§ TASK DIRECTIONS
Reproduce from the records below, with no pictures, exactly the lines between the one containing "Write the TikZ code for this diagram." and the one containing "(0,0) rectangle (952,639);", inclusive.

Records with drawing code

--------------------------------

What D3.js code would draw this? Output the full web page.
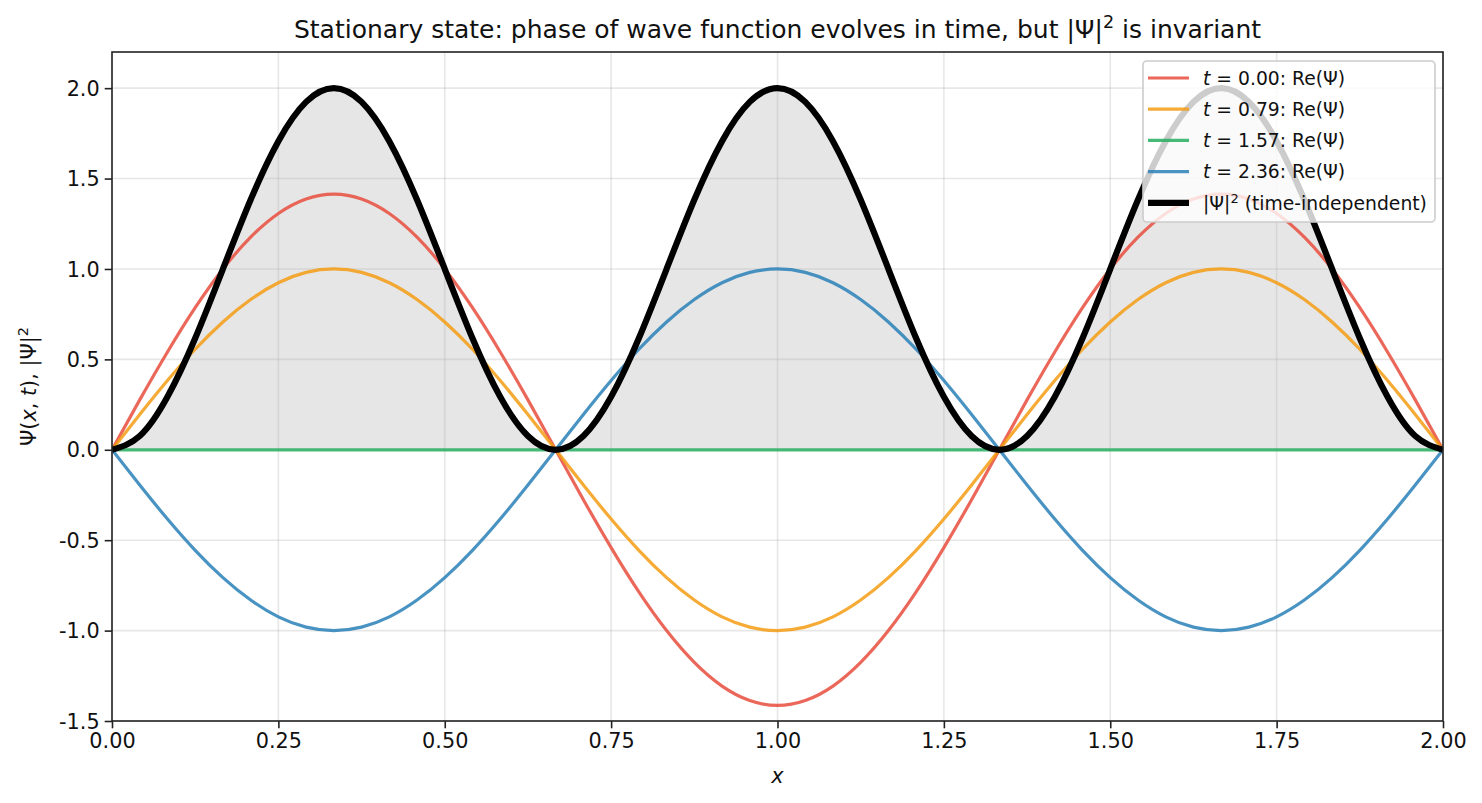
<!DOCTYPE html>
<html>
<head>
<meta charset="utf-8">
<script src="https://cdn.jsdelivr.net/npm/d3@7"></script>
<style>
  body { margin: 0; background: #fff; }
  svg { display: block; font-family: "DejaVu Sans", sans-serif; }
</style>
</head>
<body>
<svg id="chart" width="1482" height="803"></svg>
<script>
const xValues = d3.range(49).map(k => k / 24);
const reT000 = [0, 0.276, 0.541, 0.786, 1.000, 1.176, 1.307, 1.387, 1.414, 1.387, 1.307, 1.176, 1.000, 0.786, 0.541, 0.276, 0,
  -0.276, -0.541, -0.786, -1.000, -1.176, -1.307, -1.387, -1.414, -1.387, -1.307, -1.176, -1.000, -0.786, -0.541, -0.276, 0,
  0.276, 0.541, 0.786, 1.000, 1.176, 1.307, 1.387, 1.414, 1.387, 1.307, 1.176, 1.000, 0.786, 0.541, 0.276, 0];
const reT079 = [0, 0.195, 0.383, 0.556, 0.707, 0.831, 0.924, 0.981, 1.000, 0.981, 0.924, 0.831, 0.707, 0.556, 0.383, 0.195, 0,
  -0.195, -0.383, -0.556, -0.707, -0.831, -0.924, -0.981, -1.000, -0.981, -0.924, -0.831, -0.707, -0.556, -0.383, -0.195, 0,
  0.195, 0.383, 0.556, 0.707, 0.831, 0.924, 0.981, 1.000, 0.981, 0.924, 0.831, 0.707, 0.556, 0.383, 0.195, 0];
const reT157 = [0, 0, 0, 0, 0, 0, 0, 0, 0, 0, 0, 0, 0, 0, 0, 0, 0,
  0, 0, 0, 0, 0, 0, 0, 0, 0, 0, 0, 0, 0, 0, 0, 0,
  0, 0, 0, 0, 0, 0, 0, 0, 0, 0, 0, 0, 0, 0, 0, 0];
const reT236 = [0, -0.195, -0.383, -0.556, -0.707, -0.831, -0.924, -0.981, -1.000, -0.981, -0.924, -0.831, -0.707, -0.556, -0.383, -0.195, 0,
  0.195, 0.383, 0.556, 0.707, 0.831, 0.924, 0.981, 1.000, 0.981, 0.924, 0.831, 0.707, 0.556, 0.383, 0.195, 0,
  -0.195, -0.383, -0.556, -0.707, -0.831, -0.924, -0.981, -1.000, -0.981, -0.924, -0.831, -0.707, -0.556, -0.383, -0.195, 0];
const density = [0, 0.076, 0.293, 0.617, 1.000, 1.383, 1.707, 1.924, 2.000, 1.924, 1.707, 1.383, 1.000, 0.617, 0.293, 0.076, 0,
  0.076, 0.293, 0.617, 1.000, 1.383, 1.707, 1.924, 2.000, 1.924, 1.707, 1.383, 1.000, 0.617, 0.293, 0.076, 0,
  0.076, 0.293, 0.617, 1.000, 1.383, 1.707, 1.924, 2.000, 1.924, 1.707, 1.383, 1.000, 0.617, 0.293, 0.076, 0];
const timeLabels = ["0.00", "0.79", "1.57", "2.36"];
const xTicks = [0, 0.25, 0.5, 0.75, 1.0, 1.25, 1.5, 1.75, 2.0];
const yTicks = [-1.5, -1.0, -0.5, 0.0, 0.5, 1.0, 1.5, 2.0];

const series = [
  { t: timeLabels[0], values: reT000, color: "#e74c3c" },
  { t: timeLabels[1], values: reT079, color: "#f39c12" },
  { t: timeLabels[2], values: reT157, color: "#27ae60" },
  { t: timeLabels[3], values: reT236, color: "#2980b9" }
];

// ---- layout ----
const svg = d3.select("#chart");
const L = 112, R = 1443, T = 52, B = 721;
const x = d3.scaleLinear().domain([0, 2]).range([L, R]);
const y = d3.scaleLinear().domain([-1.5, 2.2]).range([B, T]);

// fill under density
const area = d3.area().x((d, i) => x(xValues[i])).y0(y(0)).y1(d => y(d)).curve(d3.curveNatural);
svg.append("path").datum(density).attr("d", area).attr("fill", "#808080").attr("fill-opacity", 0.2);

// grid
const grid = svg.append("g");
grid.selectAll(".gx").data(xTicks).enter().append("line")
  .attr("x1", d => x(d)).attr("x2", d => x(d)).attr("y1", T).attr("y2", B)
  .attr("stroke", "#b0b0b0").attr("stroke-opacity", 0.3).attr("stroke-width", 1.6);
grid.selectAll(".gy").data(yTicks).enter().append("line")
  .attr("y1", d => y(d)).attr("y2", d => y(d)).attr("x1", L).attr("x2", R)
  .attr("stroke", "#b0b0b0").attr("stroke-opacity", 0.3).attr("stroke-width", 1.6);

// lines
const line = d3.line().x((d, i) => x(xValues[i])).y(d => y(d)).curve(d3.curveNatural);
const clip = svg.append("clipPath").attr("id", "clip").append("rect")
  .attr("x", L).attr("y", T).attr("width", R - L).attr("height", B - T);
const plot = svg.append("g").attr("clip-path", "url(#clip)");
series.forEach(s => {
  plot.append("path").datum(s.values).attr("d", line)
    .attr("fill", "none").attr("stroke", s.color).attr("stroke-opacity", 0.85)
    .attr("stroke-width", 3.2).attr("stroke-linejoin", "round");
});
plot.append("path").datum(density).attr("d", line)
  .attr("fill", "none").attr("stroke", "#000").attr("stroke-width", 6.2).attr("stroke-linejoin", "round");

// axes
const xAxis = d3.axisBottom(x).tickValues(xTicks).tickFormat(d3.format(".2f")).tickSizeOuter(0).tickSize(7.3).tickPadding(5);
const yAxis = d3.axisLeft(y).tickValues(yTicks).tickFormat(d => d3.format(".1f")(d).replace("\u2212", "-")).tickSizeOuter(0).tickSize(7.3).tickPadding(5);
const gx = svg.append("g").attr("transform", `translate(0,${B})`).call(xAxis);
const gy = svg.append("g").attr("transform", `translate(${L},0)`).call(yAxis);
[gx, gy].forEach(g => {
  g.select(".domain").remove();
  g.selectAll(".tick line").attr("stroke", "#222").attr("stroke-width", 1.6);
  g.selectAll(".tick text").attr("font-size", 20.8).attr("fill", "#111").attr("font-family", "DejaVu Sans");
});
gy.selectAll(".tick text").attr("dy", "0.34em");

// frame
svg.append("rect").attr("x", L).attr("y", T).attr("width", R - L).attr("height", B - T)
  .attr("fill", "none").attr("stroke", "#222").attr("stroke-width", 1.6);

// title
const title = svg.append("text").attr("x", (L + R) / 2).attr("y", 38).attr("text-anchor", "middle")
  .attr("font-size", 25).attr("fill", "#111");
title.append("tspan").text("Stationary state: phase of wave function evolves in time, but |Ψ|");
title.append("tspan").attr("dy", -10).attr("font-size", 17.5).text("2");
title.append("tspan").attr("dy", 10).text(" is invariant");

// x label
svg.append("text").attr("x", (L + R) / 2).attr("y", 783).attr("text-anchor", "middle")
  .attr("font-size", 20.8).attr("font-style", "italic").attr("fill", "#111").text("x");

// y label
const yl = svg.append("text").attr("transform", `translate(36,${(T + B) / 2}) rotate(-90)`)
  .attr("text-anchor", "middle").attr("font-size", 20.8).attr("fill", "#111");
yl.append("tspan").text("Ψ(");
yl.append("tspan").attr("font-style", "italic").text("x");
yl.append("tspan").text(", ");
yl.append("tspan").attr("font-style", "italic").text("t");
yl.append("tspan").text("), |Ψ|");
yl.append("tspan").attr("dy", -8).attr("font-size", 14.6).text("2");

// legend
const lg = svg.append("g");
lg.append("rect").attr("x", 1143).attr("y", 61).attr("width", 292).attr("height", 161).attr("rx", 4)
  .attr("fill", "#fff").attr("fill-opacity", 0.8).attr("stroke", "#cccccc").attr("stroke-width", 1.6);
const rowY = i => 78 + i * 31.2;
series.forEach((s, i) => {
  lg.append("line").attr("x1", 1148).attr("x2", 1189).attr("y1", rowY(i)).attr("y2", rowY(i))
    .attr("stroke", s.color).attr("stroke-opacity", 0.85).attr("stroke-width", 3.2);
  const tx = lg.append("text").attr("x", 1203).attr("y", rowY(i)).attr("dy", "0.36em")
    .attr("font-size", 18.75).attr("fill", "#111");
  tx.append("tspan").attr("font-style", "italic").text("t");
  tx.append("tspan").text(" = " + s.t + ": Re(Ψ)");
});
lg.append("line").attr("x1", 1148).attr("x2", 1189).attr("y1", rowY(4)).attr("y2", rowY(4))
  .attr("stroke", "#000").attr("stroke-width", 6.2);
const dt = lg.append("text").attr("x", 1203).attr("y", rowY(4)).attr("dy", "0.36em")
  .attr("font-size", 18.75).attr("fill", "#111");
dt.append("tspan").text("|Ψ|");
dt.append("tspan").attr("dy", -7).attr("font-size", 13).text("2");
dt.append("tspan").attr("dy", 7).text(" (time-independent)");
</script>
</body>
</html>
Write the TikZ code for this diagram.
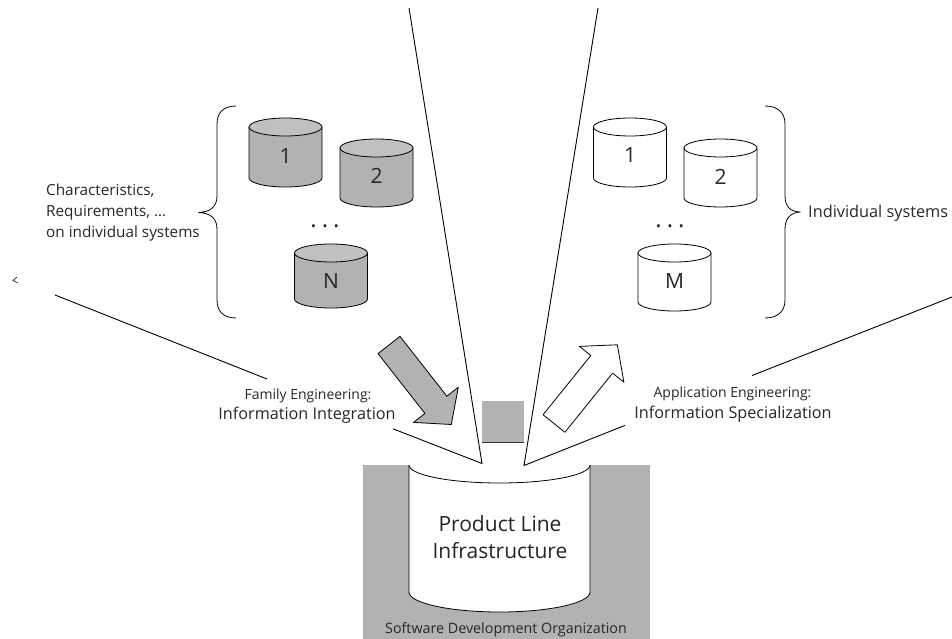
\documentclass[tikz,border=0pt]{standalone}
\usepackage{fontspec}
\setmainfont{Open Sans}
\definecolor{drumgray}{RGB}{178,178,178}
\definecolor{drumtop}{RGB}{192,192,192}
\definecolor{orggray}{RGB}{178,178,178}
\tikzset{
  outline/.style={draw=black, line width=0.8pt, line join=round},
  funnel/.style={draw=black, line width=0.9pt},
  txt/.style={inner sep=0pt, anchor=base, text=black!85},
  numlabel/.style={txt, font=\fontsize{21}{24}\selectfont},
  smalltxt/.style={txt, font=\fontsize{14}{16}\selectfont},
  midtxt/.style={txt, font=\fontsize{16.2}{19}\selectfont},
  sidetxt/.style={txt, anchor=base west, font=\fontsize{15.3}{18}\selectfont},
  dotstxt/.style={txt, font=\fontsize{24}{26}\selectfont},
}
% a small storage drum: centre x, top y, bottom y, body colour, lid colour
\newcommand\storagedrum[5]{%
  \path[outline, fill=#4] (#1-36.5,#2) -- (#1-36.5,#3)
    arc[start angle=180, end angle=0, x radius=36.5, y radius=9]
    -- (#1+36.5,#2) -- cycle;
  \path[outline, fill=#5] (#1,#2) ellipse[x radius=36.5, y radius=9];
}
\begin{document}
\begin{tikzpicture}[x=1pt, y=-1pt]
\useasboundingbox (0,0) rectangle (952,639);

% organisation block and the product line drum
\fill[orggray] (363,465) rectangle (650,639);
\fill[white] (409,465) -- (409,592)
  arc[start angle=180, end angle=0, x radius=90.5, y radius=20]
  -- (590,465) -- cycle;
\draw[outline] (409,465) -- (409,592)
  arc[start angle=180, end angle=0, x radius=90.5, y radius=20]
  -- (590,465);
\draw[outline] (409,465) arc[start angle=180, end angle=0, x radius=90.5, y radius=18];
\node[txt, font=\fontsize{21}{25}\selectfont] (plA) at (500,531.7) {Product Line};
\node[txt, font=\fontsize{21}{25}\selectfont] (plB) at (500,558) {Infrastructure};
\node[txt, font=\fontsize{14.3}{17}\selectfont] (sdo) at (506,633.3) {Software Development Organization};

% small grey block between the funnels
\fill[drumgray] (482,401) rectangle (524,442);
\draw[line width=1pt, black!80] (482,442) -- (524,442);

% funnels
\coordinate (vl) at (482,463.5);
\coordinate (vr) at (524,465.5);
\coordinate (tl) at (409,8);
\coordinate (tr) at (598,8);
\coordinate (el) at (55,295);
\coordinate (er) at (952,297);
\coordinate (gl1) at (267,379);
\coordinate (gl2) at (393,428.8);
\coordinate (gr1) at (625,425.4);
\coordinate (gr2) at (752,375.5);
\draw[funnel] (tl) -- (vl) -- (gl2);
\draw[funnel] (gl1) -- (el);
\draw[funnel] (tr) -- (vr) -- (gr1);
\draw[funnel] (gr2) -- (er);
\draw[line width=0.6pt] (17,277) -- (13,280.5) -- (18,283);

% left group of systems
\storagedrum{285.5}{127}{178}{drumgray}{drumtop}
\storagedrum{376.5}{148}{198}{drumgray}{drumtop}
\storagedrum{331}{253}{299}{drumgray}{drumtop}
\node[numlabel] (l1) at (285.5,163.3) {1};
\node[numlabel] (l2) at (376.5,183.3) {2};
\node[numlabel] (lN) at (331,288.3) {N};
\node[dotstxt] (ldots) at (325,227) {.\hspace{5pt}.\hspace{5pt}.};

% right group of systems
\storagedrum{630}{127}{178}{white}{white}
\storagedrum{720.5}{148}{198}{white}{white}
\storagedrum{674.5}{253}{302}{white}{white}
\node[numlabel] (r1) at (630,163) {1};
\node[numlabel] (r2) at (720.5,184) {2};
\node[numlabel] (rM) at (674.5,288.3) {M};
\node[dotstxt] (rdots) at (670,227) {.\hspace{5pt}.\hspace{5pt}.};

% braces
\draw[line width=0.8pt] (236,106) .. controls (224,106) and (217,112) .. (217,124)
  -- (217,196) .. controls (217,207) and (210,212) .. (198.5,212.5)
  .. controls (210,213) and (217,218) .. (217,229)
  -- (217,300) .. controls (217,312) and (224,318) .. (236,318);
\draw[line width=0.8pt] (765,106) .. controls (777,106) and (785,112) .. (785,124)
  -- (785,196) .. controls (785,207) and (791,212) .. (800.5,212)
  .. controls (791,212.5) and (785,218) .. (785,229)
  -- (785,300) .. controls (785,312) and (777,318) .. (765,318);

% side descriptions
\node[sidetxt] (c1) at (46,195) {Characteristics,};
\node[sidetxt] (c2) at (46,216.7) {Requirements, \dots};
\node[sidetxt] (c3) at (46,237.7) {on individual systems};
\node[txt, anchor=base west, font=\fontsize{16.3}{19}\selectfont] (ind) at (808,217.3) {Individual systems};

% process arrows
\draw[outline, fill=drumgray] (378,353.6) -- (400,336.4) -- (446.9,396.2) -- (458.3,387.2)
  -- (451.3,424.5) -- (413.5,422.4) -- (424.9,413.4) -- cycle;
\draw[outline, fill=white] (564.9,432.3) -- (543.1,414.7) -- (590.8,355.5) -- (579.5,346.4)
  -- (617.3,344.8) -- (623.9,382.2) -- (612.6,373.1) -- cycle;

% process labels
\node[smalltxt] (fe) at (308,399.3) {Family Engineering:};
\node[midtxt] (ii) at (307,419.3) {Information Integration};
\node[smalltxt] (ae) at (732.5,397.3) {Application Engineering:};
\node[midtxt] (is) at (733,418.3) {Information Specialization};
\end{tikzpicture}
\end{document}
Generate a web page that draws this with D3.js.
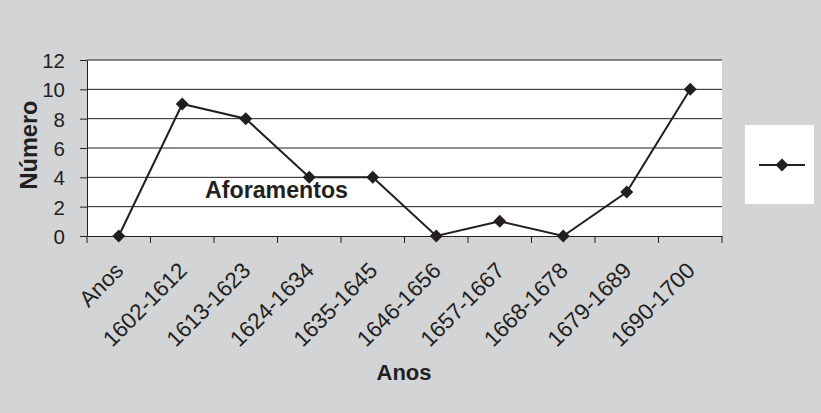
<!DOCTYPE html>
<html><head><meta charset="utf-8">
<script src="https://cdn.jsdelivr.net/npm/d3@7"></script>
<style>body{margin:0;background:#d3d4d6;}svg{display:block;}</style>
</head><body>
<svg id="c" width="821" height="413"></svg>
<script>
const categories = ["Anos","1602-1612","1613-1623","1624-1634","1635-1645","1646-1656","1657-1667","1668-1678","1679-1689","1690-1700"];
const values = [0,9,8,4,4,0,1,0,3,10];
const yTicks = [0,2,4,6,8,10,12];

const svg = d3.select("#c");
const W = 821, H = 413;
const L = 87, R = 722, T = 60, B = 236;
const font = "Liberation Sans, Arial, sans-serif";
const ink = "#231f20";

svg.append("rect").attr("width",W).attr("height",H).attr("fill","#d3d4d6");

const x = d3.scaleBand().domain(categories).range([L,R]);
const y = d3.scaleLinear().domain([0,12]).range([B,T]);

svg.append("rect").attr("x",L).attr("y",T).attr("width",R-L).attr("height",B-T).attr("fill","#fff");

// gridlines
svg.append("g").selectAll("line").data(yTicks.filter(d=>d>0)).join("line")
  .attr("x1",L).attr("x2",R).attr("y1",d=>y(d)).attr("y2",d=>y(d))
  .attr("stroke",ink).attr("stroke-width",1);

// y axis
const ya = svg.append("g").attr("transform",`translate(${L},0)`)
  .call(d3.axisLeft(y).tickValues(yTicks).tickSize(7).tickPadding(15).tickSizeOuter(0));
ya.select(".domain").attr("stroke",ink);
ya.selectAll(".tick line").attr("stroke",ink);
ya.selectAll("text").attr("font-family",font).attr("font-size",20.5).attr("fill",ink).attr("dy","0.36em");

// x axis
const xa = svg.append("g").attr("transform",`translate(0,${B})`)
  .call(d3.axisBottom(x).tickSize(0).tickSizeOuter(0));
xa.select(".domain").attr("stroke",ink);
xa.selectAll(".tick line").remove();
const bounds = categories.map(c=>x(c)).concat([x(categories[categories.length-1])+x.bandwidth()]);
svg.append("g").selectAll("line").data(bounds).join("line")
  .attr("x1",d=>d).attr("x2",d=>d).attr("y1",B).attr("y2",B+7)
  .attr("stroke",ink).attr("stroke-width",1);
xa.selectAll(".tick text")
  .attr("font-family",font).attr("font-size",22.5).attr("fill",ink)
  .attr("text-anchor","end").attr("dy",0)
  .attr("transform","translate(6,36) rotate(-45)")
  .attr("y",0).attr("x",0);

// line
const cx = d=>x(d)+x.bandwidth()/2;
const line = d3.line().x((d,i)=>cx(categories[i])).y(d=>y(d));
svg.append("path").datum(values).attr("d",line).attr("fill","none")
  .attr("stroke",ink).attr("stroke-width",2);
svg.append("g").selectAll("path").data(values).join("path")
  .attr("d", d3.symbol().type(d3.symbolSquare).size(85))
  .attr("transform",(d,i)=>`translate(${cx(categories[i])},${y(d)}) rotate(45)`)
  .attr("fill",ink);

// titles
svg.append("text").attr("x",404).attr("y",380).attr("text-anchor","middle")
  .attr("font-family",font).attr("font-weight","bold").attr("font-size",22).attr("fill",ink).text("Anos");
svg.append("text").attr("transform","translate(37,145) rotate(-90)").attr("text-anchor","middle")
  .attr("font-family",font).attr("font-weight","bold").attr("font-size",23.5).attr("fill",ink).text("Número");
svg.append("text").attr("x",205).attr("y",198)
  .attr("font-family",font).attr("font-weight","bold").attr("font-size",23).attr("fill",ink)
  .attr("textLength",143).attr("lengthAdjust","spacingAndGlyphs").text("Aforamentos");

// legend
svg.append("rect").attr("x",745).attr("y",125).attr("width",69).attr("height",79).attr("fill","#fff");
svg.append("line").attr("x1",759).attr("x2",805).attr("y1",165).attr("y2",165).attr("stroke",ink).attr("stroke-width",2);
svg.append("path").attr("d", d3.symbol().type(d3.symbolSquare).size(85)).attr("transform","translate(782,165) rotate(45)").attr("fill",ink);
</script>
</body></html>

--------------------------------

§ WRITTEN SOLUTION
Write the TikZ code for this diagram.
\documentclass[tikz,border=0pt]{standalone}
\usepackage{fontspec}
\setmainfont{Open Sans}
\definecolor{drumgray}{RGB}{178,178,178}
\definecolor{drumtop}{RGB}{192,192,192}
\definecolor{orggray}{RGB}{178,178,178}
\tikzset{
  outline/.style={draw=black, line width=0.8pt, line join=round},
  funnel/.style={draw=black, line width=0.9pt},
  txt/.style={inner sep=0pt, anchor=base, text=black!85},
  numlabel/.style={txt, font=\fontsize{21}{24}\selectfont},
  smalltxt/.style={txt, font=\fontsize{14}{16}\selectfont},
  midtxt/.style={txt, font=\fontsize{16.2}{19}\selectfont},
  sidetxt/.style={txt, anchor=base west, font=\fontsize{15.3}{18}\selectfont},
  dotstxt/.style={txt, font=\fontsize{24}{26}\selectfont},
}
% a small storage drum: centre x, top y, bottom y, body colour, lid colour
\newcommand\storagedrum[5]{%
  \path[outline, fill=#4] (#1-36.5,#2) -- (#1-36.5,#3)
    arc[start angle=180, end angle=0, x radius=36.5, y radius=9]
    -- (#1+36.5,#2) -- cycle;
  \path[outline, fill=#5] (#1,#2) ellipse[x radius=36.5, y radius=9];
}
\begin{document}
\begin{tikzpicture}[x=1pt, y=-1pt]
\useasboundingbox (0,0) rectangle (952,639);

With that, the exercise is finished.